-- Data shown --
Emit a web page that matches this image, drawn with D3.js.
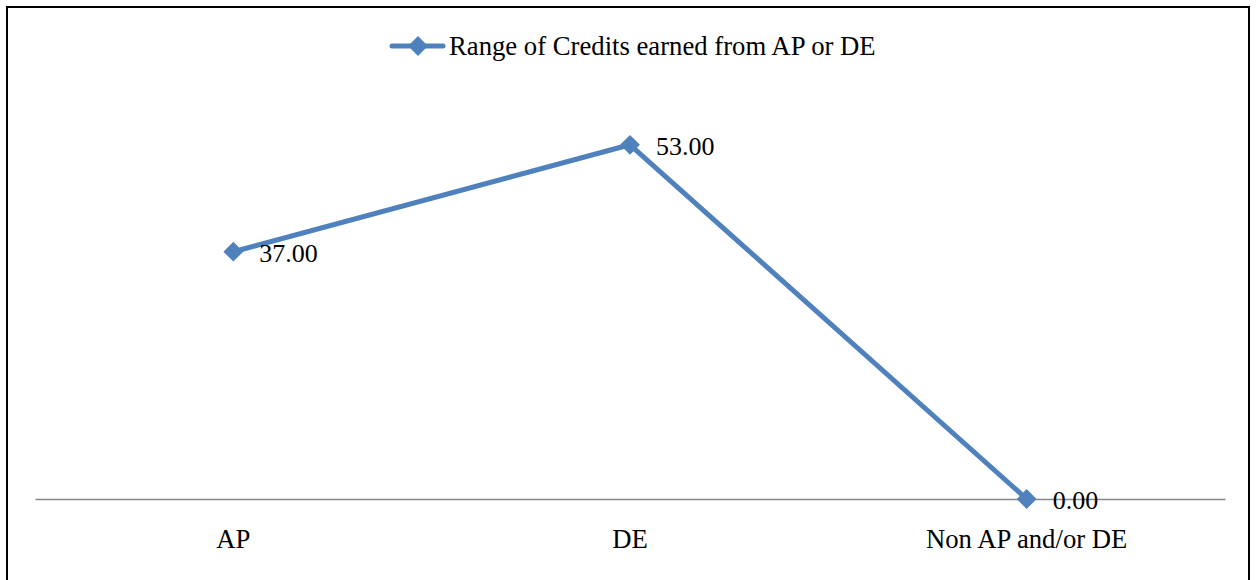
<html>
<head>
<meta charset="utf-8">
<script src="https://cdn.jsdelivr.net/npm/d3@7"></script>
</head>
<body style="margin:0">
<svg id="chart" width="1256" height="580"></svg>
<script>
// Range of credits earned, by credit source
const categories = ["AP", "DE", "Non AP and/or DE"];
const seriesName = "Range of Credits earned from AP or DE";
const values = [37.00, 53.00, 0.00];
const yDomain = [0, 60];

const W = 1256, H = 580;
const margin = { left: 35, right: 31, top: 98, bottom: 81 };
const lineColor = "#4f81bd";
const fam = "Liberation Serif";

const svg = d3.select("#chart");

// outer frame
svg.append("rect")
  .attr("x", 7).attr("y", 7)
  .attr("width", W - 14).attr("height", H + 10)
  .attr("fill", "none").attr("stroke", "#000").attr("stroke-width", 2);

const x = d3.scaleBand()
  .domain(categories)
  .range([margin.left, W - margin.right]);

const y = d3.scaleLinear()
  .domain(yDomain)
  .range([H - margin.bottom, margin.top]);

// category axis along zero
const xAxis = d3.axisBottom(x).tickSize(0).tickPadding(0);
const gx = svg.append("g")
  .attr("transform", `translate(0,${y(0)})`)
  .call(xAxis)
  .attr("font-family", fam)
  .attr("font-size", 26.7);
gx.select(".domain").attr("stroke", "#868686").attr("stroke-width", 1.5);
gx.selectAll(".tick text")
  .attr("dy", 0)
  .attr("y", 49)
  .attr("fill", "#000")
  .style("font-family", `"${fam}"`)
  .style("font-size", "26.7px");

const cx = d => x(d) + x.bandwidth() / 2;

const line = d3.line()
  .x((d, i) => cx(categories[i]))
  .y(d => y(d));

svg.append("path")
  .datum(values)
  .attr("d", line)
  .attr("fill", "none")
  .attr("stroke", lineColor)
  .attr("stroke-width", 5)
  .attr("stroke-linejoin", "round")
  .attr("stroke-linecap", "round");

const diamond = d3.symbol().type(d3.symbolDiamond2).size(250);

svg.append("g").selectAll("path")
  .data(values)
  .join("path")
  .attr("d", diamond)
  .attr("transform", (d, i) => `translate(${cx(categories[i])},${y(d)})`)
  .attr("fill", lineColor);

// value labels
svg.selectAll("text.value")
  .data(values)
  .join("text")
  .attr("class", "value")
  .attr("x", (d, i) => cx(categories[i]) + 26)
  .attr("y", d => y(d) + 10)
  .attr("fill", "#000")
  .attr("font-family", fam)
  .style("font-family", `"${fam}"`)
  .style("font-size", "26px")
  .text(d => d.toFixed(2));

// legend
svg.append("line")
  .attr("x1", 392).attr("x2", 443)
  .attr("y1", 46).attr("y2", 46)
  .attr("stroke", lineColor).attr("stroke-width", 5)
  .attr("stroke-linecap", "round");
svg.append("path")
  .attr("d", diamond)
  .attr("transform", "translate(418,46)")
  .attr("fill", lineColor);
svg.append("text")
  .attr("x", 449).attr("y", 55)
  .attr("fill", "#000")
  .attr("font-family", fam)
  .style("font-family", `"${fam}"`)
  .style("font-size", "26.7px")
  .text(seriesName);
</script>
</body>
</html>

-- Task to complete --
Without the pictures, output the full listing exactly as it stands.

-- Finished task --
Emit a web page that matches this image, drawn with D3.js.
<html>
<head>
<meta charset="utf-8">
<script src="https://cdn.jsdelivr.net/npm/d3@7"></script>
</head>
<body style="margin:0">
<svg id="chart" width="1256" height="580"></svg>
<script>
// Range of credits earned, by credit source
const categories = ["AP", "DE", "Non AP and/or DE"];
const seriesName = "Range of Credits earned from AP or DE";
const values = [37.00, 53.00, 0.00];
const yDomain = [0, 60];

const W = 1256, H = 580;
const margin = { left: 35, right: 31, top: 98, bottom: 81 };
const lineColor = "#4f81bd";
const fam = "Liberation Serif";

const svg = d3.select("#chart");

// outer frame
svg.append("rect")
  .attr("x", 7).attr("y", 7)
  .attr("width", W - 14).attr("height", H + 10)
  .attr("fill", "none").attr("stroke", "#000").attr("stroke-width", 2);

const x = d3.scaleBand()
  .domain(categories)
  .range([margin.left, W - margin.right]);

const y = d3.scaleLinear()
  .domain(yDomain)
  .range([H - margin.bottom, margin.top]);

// category axis along zero
const xAxis = d3.axisBottom(x).tickSize(0).tickPadding(0);
const gx = svg.append("g")
  .attr("transform", `translate(0,${y(0)})`)
  .call(xAxis)
  .attr("font-family", fam)
  .attr("font-size", 26.7);
gx.select(".domain").attr("stroke", "#868686").attr("stroke-width", 1.5);
gx.selectAll(".tick text")
  .attr("dy", 0)
  .attr("y", 49)
  .attr("fill", "#000")
  .style("font-family", `"${fam}"`)
  .style("font-size", "26.7px");

const cx = d => x(d) + x.bandwidth() / 2;

const line = d3.line()
  .x((d, i) => cx(categories[i]))
  .y(d => y(d));

svg.append("path")
  .datum(values)
  .attr("d", line)
  .attr("fill", "none")
  .attr("stroke", lineColor)
  .attr("stroke-width", 5)
  .attr("stroke-linejoin", "round")
  .attr("stroke-linecap", "round");

const diamond = d3.symbol().type(d3.symbolDiamond2).size(250);

svg.append("g").selectAll("path")
  .data(values)
  .join("path")
  .attr("d", diamond)
  .attr("transform", (d, i) => `translate(${cx(categories[i])},${y(d)})`)
  .attr("fill", lineColor);

// value labels
svg.selectAll("text.value")
  .data(values)
  .join("text")
  .attr("class", "value")
  .attr("x", (d, i) => cx(categories[i]) + 26)
  .attr("y", d => y(d) + 10)
  .attr("fill", "#000")
  .attr("font-family", fam)
  .style("font-family", `"${fam}"`)
  .style("font-size", "26px")
  .text(d => d.toFixed(2));

// legend
svg.append("line")
  .attr("x1", 392).attr("x2", 443)
  .attr("y1", 46).attr("y2", 46)
  .attr("stroke", lineColor).attr("stroke-width", 5)
  .attr("stroke-linecap", "round");
svg.append("path")
  .attr("d", diamond)
  .attr("transform", "translate(418,46)")
  .attr("fill", lineColor);
svg.append("text")
  .attr("x", 449).attr("y", 55)
  .attr("fill", "#000")
  .attr("font-family", fam)
  .style("font-family", `"${fam}"`)
  .style("font-size", "26.7px")
  .text(seriesName);
</script>
</body>
</html>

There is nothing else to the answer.